Return a copy of each line that holds the string "with".

> Source excerpt:

------------------------

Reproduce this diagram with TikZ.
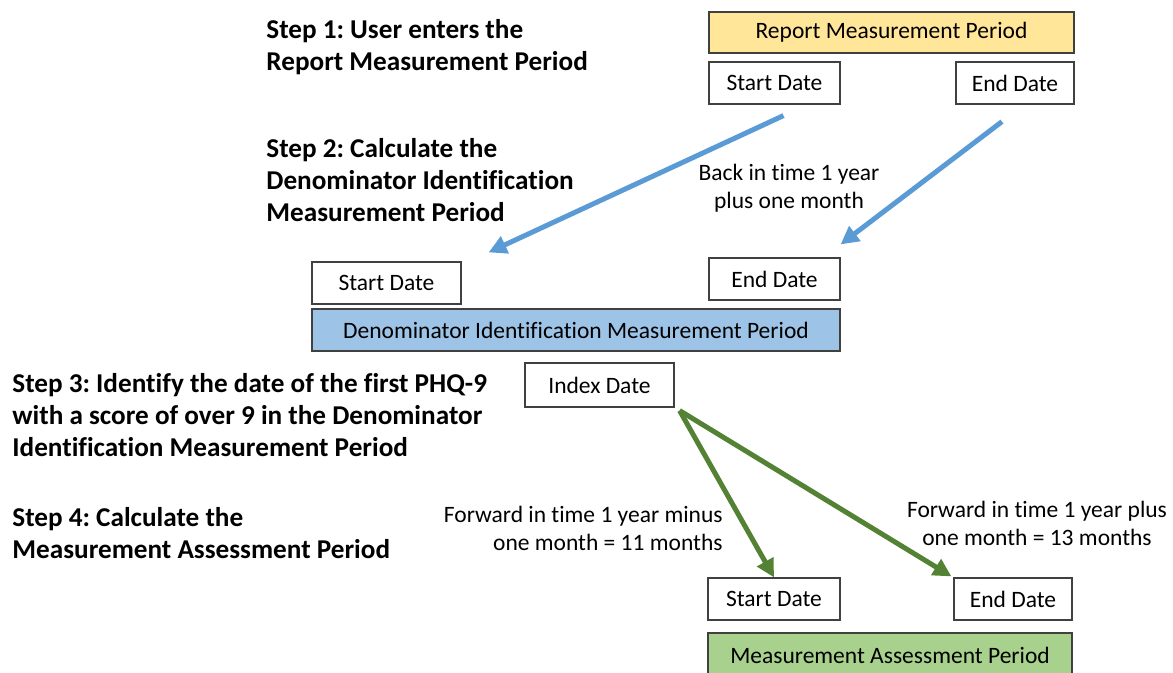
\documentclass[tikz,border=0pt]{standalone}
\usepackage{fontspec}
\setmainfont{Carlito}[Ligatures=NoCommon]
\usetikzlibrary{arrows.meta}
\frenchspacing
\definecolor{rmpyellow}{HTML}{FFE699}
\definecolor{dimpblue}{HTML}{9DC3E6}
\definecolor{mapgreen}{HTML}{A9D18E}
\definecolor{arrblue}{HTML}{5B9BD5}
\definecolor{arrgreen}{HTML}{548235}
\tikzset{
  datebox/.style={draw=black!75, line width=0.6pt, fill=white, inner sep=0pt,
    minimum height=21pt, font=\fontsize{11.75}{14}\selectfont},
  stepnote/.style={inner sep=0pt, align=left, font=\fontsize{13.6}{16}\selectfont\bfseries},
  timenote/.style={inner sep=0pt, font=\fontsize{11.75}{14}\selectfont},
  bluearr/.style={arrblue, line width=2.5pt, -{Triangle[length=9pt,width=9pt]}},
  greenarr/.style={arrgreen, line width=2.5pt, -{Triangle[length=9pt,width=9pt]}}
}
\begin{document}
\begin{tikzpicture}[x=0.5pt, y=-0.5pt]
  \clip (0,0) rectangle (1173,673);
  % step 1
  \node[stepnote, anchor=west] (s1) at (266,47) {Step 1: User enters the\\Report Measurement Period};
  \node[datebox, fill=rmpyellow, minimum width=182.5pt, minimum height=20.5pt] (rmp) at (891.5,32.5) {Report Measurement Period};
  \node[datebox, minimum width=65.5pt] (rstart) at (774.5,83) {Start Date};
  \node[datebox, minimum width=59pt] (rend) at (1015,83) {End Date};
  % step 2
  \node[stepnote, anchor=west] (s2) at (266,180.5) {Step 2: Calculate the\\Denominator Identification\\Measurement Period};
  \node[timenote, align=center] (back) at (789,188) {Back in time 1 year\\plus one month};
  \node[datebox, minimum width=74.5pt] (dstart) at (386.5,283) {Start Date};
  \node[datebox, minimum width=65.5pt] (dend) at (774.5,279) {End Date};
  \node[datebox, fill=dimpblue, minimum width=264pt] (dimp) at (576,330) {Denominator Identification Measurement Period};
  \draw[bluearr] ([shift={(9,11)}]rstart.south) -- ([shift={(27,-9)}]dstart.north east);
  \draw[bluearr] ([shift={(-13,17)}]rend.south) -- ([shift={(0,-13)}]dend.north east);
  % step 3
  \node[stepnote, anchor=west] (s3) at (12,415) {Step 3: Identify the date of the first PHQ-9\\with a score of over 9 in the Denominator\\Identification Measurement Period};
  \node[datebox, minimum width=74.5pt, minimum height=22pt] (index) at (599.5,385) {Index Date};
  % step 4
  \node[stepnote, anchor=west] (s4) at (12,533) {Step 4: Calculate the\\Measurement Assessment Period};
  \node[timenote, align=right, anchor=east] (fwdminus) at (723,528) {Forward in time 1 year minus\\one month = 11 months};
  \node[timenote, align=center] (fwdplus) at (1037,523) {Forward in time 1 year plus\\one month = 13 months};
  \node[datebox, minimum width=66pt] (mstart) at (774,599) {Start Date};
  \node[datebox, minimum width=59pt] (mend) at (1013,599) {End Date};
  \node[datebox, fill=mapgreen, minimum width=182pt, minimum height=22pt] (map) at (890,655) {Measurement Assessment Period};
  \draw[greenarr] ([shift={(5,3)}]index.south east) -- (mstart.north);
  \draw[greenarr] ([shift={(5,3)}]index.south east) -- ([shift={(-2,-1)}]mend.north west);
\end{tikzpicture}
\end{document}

------------------------

> Output of the exercise:
Reproduce this diagram with TikZ.
  \node[stepnote, anchor=west] (s3) at (12,415) {Step 3: Identify the date of the first PHQ-9\\with a score of over 9 in the Denominator\\Identification Measurement Period};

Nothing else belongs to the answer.